Nos aferraremos, por tanto, a un ritual, aunque finjamos despreciarlo. En una época que se proclama escéptica, vacunada contra los símbolos, todavía necesitamos sentarnos en torno a una mesa bien dispuesta, contar doce segundos con la boca llena de uvas y desearnos un próspero año nuevo aun cuando no tengamos razones sólidas para el optimismo. No porque creamos en la suerte, sino porque intuimos que la vida sin ceremonias compartidas se vuelve demasiado racional o demasiado irracional, según se mire. El ritual es una forma sencilla de recordar que no vivimos sólo para funcionar. Frente al caos y la incertidumbre, nos ofrece un marco mínimo de sentido compartido, algo que no se deja reducir del todo al cálculo ni a la utilidad.

Es cierto que esta noche se rodea de exageraciones previsibles, como especiales de televisión saturados de brillo y ruido, bromas forzadas, lentejuelas, macrofiestas donde nadie conoce a nadie. Todo ese exceso no forma parte del gesto, sino de su parodia. Y, aun así, se cuela la paradoja, pues cuanto más estridente es la pantomima organizada, más se evidencia que lo importante sucede en otro lugar. No en el plató, en la discoteca o en la cuenta atrás ensayada, sino en las mesas desordenadas, en las canciones desafinadas entre amigos, en los silencios que aprovechamos para recordar a quienes faltan y echaremos de menos siempre. El rito sobrevive a sus adulteraciones porque no depende de ellas.
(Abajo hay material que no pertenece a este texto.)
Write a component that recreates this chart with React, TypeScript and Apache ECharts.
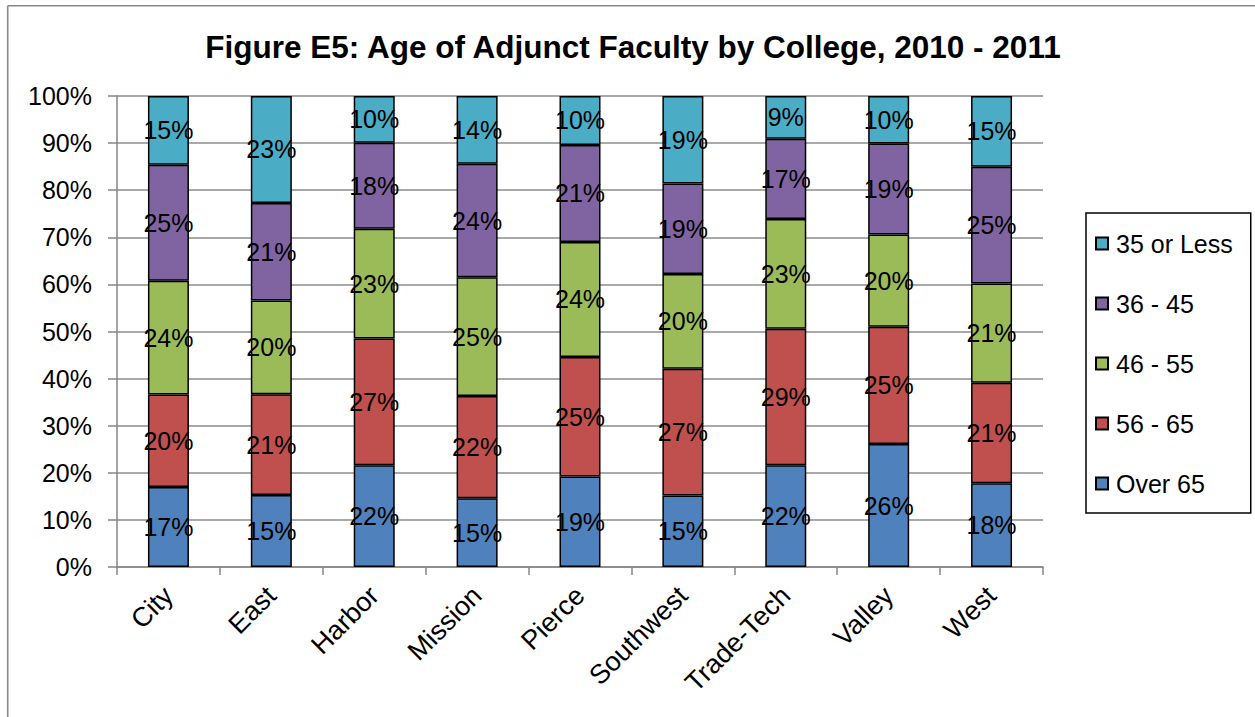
import React, { useEffect, useRef } from "react";
import * as echarts from "echarts";

const categories = ["City", "East", "Harbor", "Mission", "Pierce", "Southwest", "Trade-Tech", "Valley", "West"];
const seriesNames = ["Over 65", "56 - 65", "46 - 55", "36 - 45", "35 or Less"];
const over65 = [17.0, 15.3, 21.6, 14.6, 19.2, 15.2, 21.6, 26.1, 17.8];
const age56to65 = [19.6, 21.4, 26.9, 21.7, 25.4, 26.9, 29.0, 24.9, 21.3];
const age46to55 = [24.2, 19.9, 23.3, 25.2, 24.4, 20.1, 23.3, 19.6, 21.1];
const age36to45 = [24.6, 20.7, 18.3, 24.1, 20.6, 19.2, 17.0, 19.3, 24.8];
const age35less = [14.6, 22.7, 9.9, 14.4, 10.4, 18.6, 9.1, 10.1, 15.0];
const yTicks = [0, 10, 20, 30, 40, 50, 60, 70, 80, 90, 100];
const colors = ["#4F81BD", "#C0504D", "#9BBB59", "#8064A2", "#4BACC6"];

const FONT = "'Liberation Sans', Arial, Helvetica, sans-serif";

export default function App() {
  const ref = useRef<HTMLDivElement>(null);
  useEffect(() => {
    document.body.style.margin = "0";
    document.body.style.overflow = "hidden";
    if (!ref.current) return;
    const chart = echarts.init(ref.current, undefined, { renderer: "svg" });
    const values = [over65, age56to65, age46to55, age36to45, age35less];
    chart.setOption({
      animation: false,
      backgroundColor: "#ffffff",
      title: {
        text: "Figure E5: Age of Adjunct Faculty by College, 2010 - 2011",
        left: 628,
        top: 26,
        textAlign: "center",
        textStyle: { fontFamily: FONT, fontSize: 31.5, fontWeight: "bold", color: "#000" },
      },
      graphic: [
        { type: "line", shape: { x1: 7.7, y1: 5.7, x2: 1260, y2: 5.7 }, style: { stroke: "#8a8a8a", lineWidth: 1.6 } },
        { type: "line", shape: { x1: 7.7, y1: 5.7, x2: 7.7, y2: 720 }, style: { stroke: "#8a8a8a", lineWidth: 1.6 } },
      ],
      legend: {
        orient: "vertical",
        left: 1086,
        top: 213,
        data: [...seriesNames].reverse(),
        icon: "rect",
        itemWidth: 12,
        itemHeight: 12,
        itemGap: 35,
        padding: [18, 18, 17, 9],
        borderColor: "#000",
        borderWidth: 1.5,
        textStyle: { fontFamily: FONT, fontSize: 25, color: "#000", padding: [0, 0, 0, 3] },
      },
      grid: { left: 117, right: 212, top: 96, bottom: 150 },
      xAxis: {
        type: "category",
        data: categories,
        axisLine: { lineStyle: { color: "#868686", width: 1.5 } },
        axisTick: { show: true, length: 8, lineStyle: { color: "#868686", width: 1.5 } },
        axisLabel: { rotate: 45, fontFamily: FONT, fontSize: 27, color: "#000", margin: 24, interval: 0 },
      },
      yAxis: {
        type: "value",
        min: 0,
        max: 100,
        interval: 10,
        axisLine: { show: true, lineStyle: { color: "#868686", width: 1.5 } },
        axisTick: { show: true, length: 9, lineStyle: { color: "#868686", width: 1.5 } },
        axisLabel: {
          fontFamily: FONT,
          fontSize: 25,
          color: "#000",
          margin: 25,
          formatter: (v: number) => (yTicks.includes(v) ? v + "%" : ""),
        },
        splitLine: { show: true, lineStyle: { color: "#8c8c8c", width: 1.5 } },
      },
      series: seriesNames.map((name, i) => ({
        name,
        type: "bar",
        stack: "total",
        barWidth: 41,
        data: values[i],
        itemStyle: { color: colors[i], borderColor: "#000", borderWidth: 1.5 },
        label: {
          show: true,
          position: "inside",
          fontFamily: FONT,
          fontSize: 25,
          color: "#000",
          formatter: (p: any) => Math.round(p.value) + "%",
        },
      })),
    });
    return () => chart.dispose();
  }, []);
  return <div ref={ref} style={{ width: 1255, height: 717 }} />;
}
La Nochevieja nos recuerda que el tiempo no nos pertenece, pero la actitud sí. Que no controlamos la historia, pero sí nuestra forma de estar en ella. Que un año difícil no se salda ni se corrige: se incorpora.

Así que, cuando suenen las campanadas, no festejaremos el año que termina ni el que se abre paso, sino la peligrosa costumbre de esperar cuando burlarse sería más fácil. Hay algo heroico en esa absurda confianza colectiva que lleva a millones de personas a sincronizar un deseo, como si la suma de voluntades —y no la genialidad aislada— pudiera torcer, aunque sea un poco, el rumbo de las cosas. Un gesto irracional, sí; pero valiente y profundamente humano. En un mundo que ha perdido la fe en casi todo, la esperanza obstinada no deja de ser un prodigio.